**EXERCISE AIM:** Return exactly, please, the lines that run from the line with "Give me the matplotlib source for this chart." to the line with "ax = fig.add_axes([145", ends included, and omit all pictures.

**RECORDS FOR THE TASK:**
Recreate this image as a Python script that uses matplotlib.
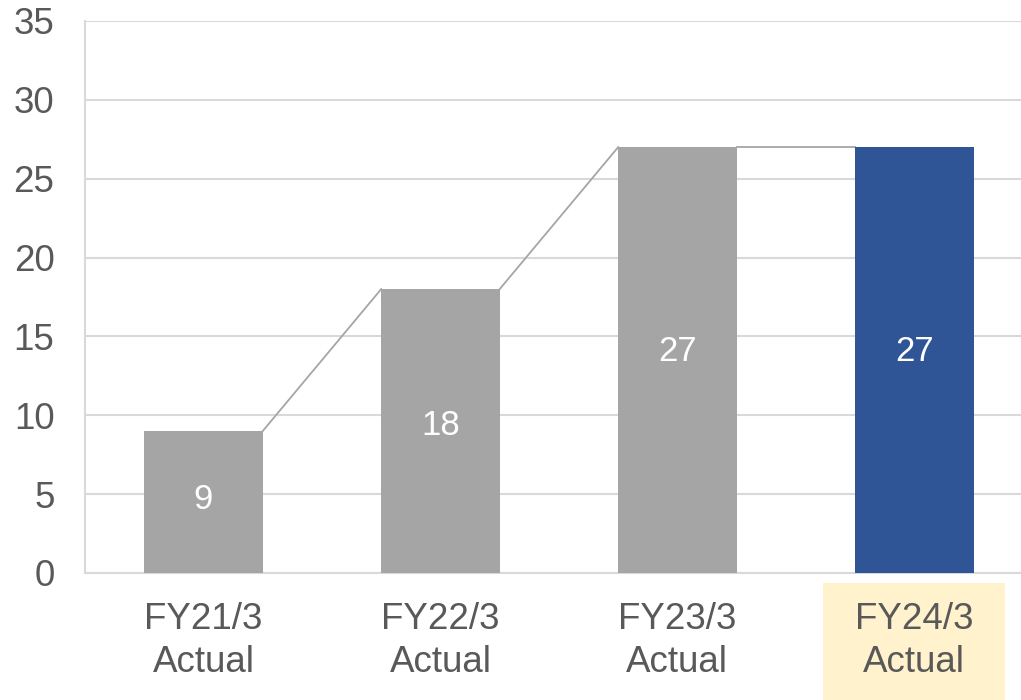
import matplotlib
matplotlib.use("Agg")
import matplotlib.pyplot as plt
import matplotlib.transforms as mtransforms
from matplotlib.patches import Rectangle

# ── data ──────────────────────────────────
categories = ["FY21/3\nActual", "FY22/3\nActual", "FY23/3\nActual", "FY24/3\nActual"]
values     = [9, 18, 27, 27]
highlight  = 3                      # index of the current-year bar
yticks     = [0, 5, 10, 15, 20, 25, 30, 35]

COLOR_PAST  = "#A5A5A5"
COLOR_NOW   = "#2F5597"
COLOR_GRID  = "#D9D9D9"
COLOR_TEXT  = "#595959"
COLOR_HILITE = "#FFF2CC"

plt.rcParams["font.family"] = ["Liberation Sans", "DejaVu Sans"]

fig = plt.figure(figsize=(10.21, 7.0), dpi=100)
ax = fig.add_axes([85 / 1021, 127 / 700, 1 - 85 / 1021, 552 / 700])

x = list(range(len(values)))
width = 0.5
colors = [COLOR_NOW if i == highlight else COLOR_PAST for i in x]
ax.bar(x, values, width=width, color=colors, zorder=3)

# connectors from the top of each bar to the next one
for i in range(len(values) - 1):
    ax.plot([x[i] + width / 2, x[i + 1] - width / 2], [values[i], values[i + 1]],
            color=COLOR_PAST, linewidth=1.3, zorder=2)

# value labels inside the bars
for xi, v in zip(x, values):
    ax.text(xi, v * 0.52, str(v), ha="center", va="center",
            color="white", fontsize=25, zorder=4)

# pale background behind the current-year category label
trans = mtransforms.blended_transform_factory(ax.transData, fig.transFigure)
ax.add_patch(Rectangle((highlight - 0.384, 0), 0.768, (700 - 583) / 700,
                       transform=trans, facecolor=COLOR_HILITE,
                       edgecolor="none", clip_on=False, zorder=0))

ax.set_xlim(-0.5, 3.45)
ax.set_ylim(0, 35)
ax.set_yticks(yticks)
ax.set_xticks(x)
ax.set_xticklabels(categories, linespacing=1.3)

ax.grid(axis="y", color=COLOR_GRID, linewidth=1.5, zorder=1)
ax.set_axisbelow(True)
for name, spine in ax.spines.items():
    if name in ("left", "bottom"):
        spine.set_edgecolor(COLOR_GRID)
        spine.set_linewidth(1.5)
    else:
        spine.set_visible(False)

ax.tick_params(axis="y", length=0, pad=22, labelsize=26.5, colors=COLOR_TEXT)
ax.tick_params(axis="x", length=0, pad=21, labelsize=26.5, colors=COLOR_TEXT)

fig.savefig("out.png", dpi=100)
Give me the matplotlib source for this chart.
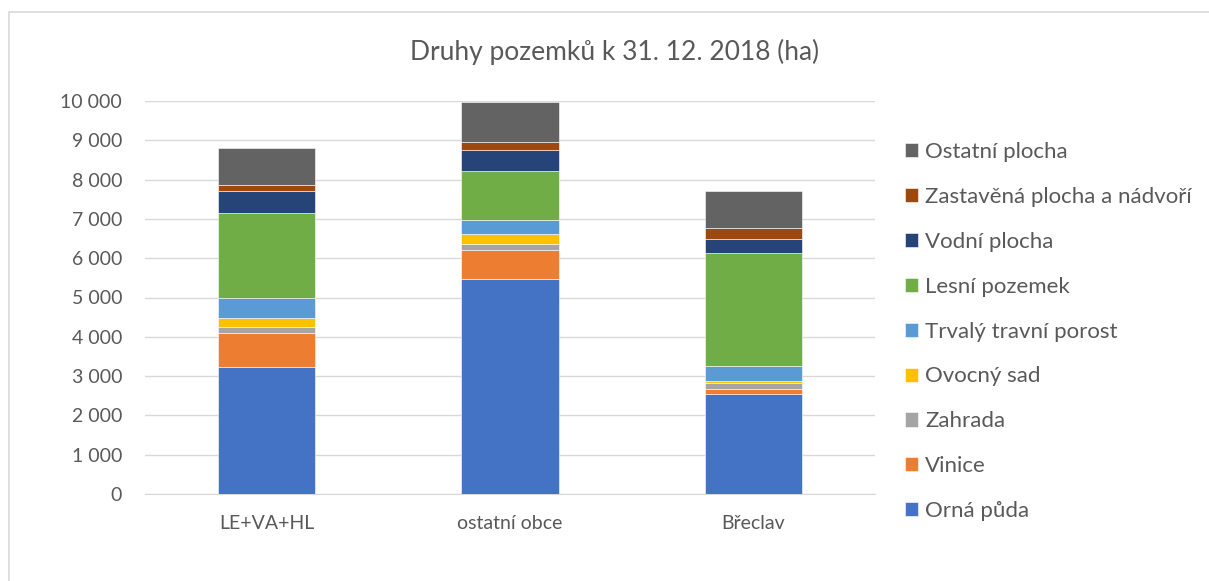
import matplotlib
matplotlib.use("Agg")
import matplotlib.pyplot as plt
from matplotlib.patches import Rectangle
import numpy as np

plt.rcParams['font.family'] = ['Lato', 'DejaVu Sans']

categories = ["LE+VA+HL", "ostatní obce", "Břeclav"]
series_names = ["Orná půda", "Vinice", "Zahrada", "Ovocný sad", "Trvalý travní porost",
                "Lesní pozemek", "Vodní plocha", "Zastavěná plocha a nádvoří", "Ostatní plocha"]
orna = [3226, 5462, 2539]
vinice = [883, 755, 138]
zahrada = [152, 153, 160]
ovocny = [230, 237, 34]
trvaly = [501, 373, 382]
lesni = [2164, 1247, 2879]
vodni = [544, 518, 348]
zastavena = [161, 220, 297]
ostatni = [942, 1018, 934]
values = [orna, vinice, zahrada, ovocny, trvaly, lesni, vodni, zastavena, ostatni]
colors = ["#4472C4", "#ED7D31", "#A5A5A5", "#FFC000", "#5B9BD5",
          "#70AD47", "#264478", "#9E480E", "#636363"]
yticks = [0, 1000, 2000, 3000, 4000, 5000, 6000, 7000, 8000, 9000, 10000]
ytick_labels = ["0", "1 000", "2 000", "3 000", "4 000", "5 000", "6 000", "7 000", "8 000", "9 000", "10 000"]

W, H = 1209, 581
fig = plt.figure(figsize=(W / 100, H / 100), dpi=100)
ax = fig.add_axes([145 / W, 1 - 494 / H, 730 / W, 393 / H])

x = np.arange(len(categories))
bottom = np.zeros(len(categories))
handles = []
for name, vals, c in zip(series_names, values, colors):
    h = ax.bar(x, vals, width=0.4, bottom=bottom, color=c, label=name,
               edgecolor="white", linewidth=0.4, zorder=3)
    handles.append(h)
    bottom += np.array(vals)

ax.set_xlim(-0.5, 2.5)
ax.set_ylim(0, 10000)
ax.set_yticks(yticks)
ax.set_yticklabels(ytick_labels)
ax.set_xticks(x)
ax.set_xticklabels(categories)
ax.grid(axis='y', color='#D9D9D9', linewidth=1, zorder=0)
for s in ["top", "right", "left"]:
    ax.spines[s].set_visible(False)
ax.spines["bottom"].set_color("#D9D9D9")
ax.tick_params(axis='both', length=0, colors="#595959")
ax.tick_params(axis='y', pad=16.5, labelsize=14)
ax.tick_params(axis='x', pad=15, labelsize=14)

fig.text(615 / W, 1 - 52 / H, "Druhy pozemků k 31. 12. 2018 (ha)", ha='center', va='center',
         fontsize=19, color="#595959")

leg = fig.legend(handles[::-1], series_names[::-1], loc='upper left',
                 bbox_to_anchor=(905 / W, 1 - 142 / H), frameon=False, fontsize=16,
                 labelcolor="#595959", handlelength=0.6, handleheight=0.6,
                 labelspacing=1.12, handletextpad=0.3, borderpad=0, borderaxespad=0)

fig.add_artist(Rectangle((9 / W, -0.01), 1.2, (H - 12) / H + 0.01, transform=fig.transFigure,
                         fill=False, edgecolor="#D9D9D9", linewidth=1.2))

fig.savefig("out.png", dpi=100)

**THE OUTPUT:**
Give me the matplotlib source for this chart.
import matplotlib
matplotlib.use("Agg")
import matplotlib.pyplot as plt
from matplotlib.patches import Rectangle
import numpy as np

plt.rcParams['font.family'] = ['Lato', 'DejaVu Sans']

categories = ["LE+VA+HL", "ostatní obce", "Břeclav"]
series_names = ["Orná půda", "Vinice", "Zahrada", "Ovocný sad", "Trvalý travní porost",
                "Lesní pozemek", "Vodní plocha", "Zastavěná plocha a nádvoří", "Ostatní plocha"]
orna = [3226, 5462, 2539]
vinice = [883, 755, 138]
zahrada = [152, 153, 160]
ovocny = [230, 237, 34]
trvaly = [501, 373, 382]
lesni = [2164, 1247, 2879]
vodni = [544, 518, 348]
zastavena = [161, 220, 297]
ostatni = [942, 1018, 934]
values = [orna, vinice, zahrada, ovocny, trvaly, lesni, vodni, zastavena, ostatni]
colors = ["#4472C4", "#ED7D31", "#A5A5A5", "#FFC000", "#5B9BD5",
          "#70AD47", "#264478", "#9E480E", "#636363"]
yticks = [0, 1000, 2000, 3000, 4000, 5000, 6000, 7000, 8000, 9000, 10000]
ytick_labels = ["0", "1 000", "2 000", "3 000", "4 000", "5 000", "6 000", "7 000", "8 000", "9 000", "10 000"]

W, H = 1209, 581
fig = plt.figure(figsize=(W / 100, H / 100), dpi=100)
ax = fig.add_axes([145 / W, 1 - 494 / H, 730 / W, 393 / H])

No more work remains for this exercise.